#### Extracted records

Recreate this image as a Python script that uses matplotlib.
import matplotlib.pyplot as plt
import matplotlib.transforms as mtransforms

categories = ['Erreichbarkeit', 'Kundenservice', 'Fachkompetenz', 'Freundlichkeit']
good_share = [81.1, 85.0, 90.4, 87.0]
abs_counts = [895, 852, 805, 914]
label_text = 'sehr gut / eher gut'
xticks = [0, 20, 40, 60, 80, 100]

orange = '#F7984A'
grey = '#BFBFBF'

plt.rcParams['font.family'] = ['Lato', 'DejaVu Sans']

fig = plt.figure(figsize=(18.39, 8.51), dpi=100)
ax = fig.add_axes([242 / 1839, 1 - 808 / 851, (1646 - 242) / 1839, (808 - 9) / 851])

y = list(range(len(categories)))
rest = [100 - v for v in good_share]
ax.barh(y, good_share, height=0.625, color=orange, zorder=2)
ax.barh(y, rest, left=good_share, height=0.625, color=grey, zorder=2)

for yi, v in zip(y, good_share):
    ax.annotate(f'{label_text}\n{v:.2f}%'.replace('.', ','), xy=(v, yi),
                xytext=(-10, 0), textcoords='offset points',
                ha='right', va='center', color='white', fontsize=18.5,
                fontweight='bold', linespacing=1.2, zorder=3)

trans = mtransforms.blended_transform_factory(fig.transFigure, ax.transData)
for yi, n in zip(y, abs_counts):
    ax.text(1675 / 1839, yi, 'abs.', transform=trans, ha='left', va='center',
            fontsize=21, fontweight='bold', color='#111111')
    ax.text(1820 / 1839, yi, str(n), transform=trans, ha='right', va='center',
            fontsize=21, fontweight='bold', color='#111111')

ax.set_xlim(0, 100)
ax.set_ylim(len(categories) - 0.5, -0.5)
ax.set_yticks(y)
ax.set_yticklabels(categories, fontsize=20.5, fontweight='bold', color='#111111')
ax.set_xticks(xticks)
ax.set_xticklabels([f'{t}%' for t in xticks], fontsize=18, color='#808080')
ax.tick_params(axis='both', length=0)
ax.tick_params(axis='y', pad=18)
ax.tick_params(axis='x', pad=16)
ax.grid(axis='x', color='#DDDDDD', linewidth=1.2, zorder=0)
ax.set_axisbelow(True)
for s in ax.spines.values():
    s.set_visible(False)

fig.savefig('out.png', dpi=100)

########
#### Extracted records

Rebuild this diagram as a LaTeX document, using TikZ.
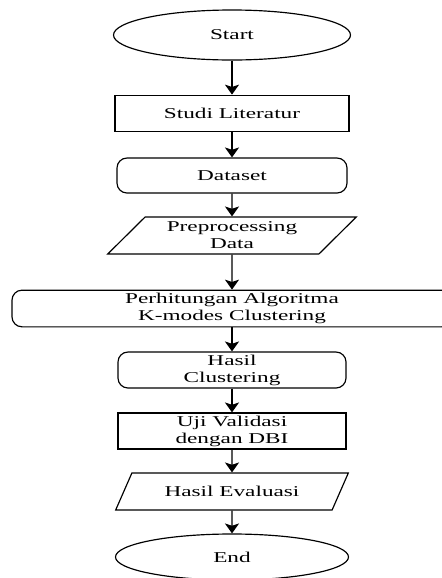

########

* _To do_:
Find "matplotlib". Copy every line it occurs in.

* _Solved exercise_:
Recreate this image as a Python script that uses matplotlib.
import matplotlib.pyplot as plt
import matplotlib.transforms as mtransforms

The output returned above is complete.